*INSTRUCTION*. Retype exactly the lines below, beginning with the first and ending with the line where "140,141,142,143,144,145,146];" appears.

— start SUPPLIED MATERIAL —

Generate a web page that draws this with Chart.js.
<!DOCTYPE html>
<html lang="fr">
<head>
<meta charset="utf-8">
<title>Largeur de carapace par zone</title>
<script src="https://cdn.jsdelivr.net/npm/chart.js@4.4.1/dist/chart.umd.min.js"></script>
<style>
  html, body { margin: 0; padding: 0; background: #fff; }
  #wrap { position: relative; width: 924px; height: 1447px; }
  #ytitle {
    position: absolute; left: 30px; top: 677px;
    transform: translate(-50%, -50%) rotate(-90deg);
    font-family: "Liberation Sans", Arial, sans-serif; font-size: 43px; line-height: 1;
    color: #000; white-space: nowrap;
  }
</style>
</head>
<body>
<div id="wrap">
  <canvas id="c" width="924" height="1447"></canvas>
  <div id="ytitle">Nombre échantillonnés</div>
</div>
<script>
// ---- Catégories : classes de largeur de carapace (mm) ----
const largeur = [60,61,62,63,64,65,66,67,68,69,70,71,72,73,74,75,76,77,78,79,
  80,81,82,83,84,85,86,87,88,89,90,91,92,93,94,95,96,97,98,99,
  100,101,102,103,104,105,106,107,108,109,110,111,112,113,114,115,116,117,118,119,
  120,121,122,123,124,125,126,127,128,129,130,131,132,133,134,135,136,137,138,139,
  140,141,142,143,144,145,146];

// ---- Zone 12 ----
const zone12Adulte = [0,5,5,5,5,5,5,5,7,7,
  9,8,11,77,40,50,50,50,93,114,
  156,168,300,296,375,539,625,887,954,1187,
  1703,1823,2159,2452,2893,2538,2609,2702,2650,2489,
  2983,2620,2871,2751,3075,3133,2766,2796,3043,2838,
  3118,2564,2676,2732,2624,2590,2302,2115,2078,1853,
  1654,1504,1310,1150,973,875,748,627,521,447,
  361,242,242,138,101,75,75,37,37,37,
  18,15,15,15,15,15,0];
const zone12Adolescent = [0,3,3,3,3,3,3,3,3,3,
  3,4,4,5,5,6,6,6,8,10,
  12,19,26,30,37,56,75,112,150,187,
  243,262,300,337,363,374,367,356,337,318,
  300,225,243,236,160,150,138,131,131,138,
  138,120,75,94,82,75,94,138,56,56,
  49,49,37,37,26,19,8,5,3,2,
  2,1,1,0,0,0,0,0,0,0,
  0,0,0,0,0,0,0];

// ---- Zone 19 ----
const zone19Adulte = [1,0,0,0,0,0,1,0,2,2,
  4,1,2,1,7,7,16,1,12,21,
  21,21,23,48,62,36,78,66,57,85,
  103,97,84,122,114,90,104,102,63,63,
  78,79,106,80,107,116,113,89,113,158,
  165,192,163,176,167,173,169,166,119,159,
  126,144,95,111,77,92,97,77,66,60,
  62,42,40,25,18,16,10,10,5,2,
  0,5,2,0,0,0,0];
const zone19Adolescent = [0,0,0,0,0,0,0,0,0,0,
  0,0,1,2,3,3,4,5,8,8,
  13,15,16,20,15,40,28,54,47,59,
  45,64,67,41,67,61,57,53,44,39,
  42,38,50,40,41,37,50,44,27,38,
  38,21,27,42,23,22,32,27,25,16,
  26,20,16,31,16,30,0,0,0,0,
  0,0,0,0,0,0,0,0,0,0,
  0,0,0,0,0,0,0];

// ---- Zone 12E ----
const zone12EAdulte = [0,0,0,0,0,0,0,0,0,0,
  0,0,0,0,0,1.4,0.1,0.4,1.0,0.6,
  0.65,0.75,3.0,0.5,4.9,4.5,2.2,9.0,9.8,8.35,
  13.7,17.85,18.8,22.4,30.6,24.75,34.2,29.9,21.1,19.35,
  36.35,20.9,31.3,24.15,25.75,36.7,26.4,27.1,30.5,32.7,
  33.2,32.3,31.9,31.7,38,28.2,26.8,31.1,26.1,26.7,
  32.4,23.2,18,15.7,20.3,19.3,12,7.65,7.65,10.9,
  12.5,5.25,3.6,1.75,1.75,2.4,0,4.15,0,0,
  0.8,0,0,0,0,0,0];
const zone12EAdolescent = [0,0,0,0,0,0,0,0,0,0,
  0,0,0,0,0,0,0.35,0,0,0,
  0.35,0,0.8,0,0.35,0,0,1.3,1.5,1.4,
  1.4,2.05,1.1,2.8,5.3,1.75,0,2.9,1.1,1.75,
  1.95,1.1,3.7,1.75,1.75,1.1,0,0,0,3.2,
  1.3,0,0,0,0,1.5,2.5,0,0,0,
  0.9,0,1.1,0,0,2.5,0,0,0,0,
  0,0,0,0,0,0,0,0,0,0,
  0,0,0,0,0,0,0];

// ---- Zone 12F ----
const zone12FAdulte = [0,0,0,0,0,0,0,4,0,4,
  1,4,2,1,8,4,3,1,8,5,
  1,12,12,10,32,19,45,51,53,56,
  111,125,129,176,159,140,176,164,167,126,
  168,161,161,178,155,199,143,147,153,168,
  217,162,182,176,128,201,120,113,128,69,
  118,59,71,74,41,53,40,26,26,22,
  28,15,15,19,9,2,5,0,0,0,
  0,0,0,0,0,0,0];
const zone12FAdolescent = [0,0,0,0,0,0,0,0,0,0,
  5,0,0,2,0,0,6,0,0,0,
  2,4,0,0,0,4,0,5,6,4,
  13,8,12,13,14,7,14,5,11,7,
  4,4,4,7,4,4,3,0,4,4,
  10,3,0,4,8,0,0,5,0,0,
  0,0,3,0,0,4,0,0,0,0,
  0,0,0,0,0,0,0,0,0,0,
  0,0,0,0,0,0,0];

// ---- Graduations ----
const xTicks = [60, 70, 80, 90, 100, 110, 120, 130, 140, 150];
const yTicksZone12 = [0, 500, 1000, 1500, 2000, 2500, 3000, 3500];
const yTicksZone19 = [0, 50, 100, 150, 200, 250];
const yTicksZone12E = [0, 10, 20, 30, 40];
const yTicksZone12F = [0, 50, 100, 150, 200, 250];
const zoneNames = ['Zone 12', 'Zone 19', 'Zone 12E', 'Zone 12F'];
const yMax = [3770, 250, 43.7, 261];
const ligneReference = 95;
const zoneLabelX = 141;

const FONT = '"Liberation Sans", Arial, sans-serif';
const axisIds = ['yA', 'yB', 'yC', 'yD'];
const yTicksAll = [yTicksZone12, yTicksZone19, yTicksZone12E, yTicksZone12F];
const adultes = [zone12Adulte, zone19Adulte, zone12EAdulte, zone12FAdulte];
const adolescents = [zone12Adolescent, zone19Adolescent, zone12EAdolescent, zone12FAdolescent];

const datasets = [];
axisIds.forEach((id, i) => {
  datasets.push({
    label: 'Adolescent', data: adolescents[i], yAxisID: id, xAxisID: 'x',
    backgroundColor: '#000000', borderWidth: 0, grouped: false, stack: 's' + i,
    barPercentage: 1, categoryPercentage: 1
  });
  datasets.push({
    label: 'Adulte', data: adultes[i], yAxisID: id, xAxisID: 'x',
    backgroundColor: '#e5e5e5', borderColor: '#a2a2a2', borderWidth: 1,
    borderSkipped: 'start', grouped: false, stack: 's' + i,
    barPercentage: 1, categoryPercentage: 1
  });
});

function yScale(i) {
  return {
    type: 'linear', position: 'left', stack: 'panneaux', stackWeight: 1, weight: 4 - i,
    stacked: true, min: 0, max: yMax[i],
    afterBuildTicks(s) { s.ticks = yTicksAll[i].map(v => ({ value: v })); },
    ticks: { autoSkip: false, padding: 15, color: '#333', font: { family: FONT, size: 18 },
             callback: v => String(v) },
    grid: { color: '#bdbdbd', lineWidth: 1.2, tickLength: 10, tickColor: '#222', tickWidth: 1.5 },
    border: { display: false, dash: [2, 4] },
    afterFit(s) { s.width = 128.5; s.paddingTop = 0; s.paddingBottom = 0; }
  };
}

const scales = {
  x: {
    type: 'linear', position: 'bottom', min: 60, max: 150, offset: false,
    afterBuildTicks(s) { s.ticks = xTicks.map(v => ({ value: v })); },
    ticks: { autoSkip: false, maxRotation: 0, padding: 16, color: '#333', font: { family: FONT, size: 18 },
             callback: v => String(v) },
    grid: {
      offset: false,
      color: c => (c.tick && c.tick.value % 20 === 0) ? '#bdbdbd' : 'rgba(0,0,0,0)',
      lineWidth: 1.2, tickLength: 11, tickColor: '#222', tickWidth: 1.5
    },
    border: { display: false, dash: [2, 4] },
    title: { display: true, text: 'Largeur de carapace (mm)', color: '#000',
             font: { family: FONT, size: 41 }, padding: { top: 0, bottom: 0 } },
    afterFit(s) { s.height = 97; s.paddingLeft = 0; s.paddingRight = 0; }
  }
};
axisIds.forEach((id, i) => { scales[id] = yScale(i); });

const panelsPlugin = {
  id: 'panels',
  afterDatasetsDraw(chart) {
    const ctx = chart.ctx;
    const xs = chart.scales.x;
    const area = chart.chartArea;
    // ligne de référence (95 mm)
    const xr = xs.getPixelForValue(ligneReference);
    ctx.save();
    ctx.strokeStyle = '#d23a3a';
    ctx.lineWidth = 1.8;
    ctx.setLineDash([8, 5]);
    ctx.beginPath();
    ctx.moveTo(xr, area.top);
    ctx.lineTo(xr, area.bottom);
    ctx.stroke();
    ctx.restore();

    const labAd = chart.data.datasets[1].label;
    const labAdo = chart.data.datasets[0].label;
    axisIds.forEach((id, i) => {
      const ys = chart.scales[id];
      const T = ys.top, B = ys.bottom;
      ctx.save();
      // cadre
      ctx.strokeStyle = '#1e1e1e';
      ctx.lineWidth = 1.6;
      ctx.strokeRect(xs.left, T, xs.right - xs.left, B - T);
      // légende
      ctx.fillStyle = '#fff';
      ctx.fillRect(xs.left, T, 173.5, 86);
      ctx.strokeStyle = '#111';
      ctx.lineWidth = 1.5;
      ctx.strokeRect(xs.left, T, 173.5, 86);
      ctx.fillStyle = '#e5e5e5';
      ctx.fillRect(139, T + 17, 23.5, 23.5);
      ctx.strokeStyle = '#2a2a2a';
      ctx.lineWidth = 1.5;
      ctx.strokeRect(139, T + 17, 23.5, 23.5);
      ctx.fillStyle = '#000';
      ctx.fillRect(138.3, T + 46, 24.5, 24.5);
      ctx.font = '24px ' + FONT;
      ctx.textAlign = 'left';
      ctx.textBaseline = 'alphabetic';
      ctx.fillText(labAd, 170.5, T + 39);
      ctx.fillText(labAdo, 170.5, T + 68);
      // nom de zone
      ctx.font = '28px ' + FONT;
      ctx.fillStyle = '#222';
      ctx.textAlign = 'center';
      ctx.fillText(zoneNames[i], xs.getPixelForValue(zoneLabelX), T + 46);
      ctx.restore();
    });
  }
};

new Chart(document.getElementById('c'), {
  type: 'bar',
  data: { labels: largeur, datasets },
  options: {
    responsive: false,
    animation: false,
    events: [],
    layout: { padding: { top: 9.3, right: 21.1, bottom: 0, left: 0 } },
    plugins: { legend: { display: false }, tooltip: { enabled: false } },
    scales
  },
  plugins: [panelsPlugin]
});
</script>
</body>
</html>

— end SUPPLIED MATERIAL —

*EXERCISE RESPONSE*.
Generate a web page that draws this with Chart.js.
<!DOCTYPE html>
<html lang="fr">
<head>
<meta charset="utf-8">
<title>Largeur de carapace par zone</title>
<script src="https://cdn.jsdelivr.net/npm/chart.js@4.4.1/dist/chart.umd.min.js"></script>
<style>
  html, body { margin: 0; padding: 0; background: #fff; }
  #wrap { position: relative; width: 924px; height: 1447px; }
  #ytitle {
    position: absolute; left: 30px; top: 677px;
    transform: translate(-50%, -50%) rotate(-90deg);
    font-family: "Liberation Sans", Arial, sans-serif; font-size: 43px; line-height: 1;
    color: #000; white-space: nowrap;
  }
</style>
</head>
<body>
<div id="wrap">
  <canvas id="c" width="924" height="1447"></canvas>
  <div id="ytitle">Nombre échantillonnés</div>
</div>
<script>
// ---- Catégories : classes de largeur de carapace (mm) ----
const largeur = [60,61,62,63,64,65,66,67,68,69,70,71,72,73,74,75,76,77,78,79,
  80,81,82,83,84,85,86,87,88,89,90,91,92,93,94,95,96,97,98,99,
  100,101,102,103,104,105,106,107,108,109,110,111,112,113,114,115,116,117,118,119,
  120,121,122,123,124,125,126,127,128,129,130,131,132,133,134,135,136,137,138,139,
  140,141,142,143,144,145,146];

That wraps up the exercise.